Intelligente Netze und Stromzähler gelten nicht nur als Mittel zur Steigerung der Energieeffizienz, sondern auch als Schlüsseltechnologie beim Ausbau erneuerbarer Energien. Weil die Stromproduktion aus Photovoltaik und Wind eher zufällig und unregelmässig (stochastisch) ist, braucht es Instrumente, die den Verbrauch enger mit dem Angebot abstimmen. Smart Grids schaffen eine kommunikative Vernetzung von Stromerzeugern, Netzbetreibern, Speichern und Stromverbrauchern. Permanenter Datenaustausch soll Angebot und Nachfrage effizienter ins Gleichgewicht bringen und somit die nötigen Spitzenkapazitäten bei Kraftwerken und Netzen reduzieren. Doch Kommunikation alleine schafft keine effektive Koordination zwischen den Marktakteuren. Dazu braucht es einen separaten Mechanismus. Zwei grundsätzliche Optionen stehen zur Verfügung:

  • Eine zu definierende Instanz sammelt alle verfügbaren Daten und übernimmt eine Art zentrale Systemsteuerungsfunktion. Diese Option erscheint aus technischer Sicht attraktiv, doch sind die Herausforderungen in der Praxis besonders gross. So müsste festgelegt werden, welche Institution diese Funktion inne hat, welche Daten sie einsehen kann und nach welchen Kriterien sie Produktion und Verbrauch beeinflussen darf. Damit verbunden ist die Schwierigkeit, den finanziellen Mehrwert eines Smart Grid zwischen den Akteuren aufzuteilen.
  • Entscheidungen werden dezentral getroffen. Bei dieser Option übernimmt der Markt beziehungsweise der Preismechanismus die Steuerungsfunktion. Die flexiblen und ständig aktuellen Energiepreise signalisieren Knappheit oder Überangebot und vermitteln den Akteuren Anreize, ihre Produktion oder den Verbrauch den Verhältnissen am Markt anzupassen. Die Nachteile der zentralen Planungs- und Steuerungsinstanz entfallen grösstenteils. Umgekehrt verlangt diese Option einen funktionierenden Markt.
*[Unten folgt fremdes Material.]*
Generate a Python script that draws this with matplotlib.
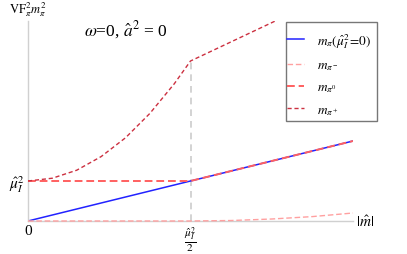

Unvollständige Marktöffnung in der Schweiz

In seinem «Aktionsplan Energiestrategie 2050» erwägt der Bundesrat die Förderung von Smart Grids und Smart Meters. Dazu sollen im Stromversorgungsgesetz die entsprechenden Rahmenbedingungen geschaffen werden. Welche Anpassungen tatsächlich nötig sind, bleibt jedoch unbeantwortet. Von vielen Seiten wird gefordert, dass die Verteilnetzbetreiber den zusätzlichen Aufwand für den Bau und den Betrieb von Smart Grids und Smart Meters künftig über die regulierten Netztarife weiterverrechnen können. Doch beim Verbraucher resultieren dadurch in erster Linie höhere Kosten, während der Nutzen ungewiss ist. Schliesslich ist die verbesserte Information über den eigenen Stromverbrauch zwar aufschlussreich, doch gehen damit kaum Anreize für Einsparungen einher.

Damit intelligente Netze bei den Verbrauchern finanzielle Vorteile generieren, bräuchte es flexible, am Spotmarkt orientierte Energietarife («Smart Pricing»). Beispielsweise profitieren die Verbraucher bei einem kurzfristigen Überangebot von besonders günstigen Tarifen, bei Knappheit dagegen schaffen hohe Preise Anreize für Einsparungen bzw. zeitliche Verschiebungen des Stromkonsums. Die Entscheidung über den optimalen Stromverbrauch könnten künftig intelligent vernetzte Applikationen übernehmen – schliesslich benötigen viele Geräte wie Tiefkühler oder Wasserboiler nicht permanent Strom. Unter diesen Voraussetzungen würden vor allem jene Verbraucher einen Smart Meter installieren, welche die Vorteile flexibler Preise überhaupt nutzen können und wollen. Sind relevante Einsparungen möglich, werden sie sich sogar an den Installationskosten beteiligen.

Doch in der Schweiz dürfte das vorerst Theorie bleiben. Der Strommarkt ist bis heute unvollständig liberalisiert. Endkunden in der sogenannten Grundversorgung haben ein Anrecht darauf, den Strom bei ihrem Versorger zu «Gestehungskosten» zu beziehen. Aus diesem Grund liegen vielerorts die Energietarife deutlich unter den Preisen im Grosshandel. Solche künstlich vergünstigte und besonders unflexible Stromtarife sind eine denkbar schlechte Voraussetzung für den Einsatz von Smart Grids und Smart Meters. Die Verbreitung solcher Technologien ist zwingend auf einen funktionierenden Markt angewiesen. Bevor der Bundesrat über neue Technologien, Lenkungssteuern oder technische Standards nachdenkt, sollte er deshalb die Strommarktliberalisierung konsequenter vorantreiben.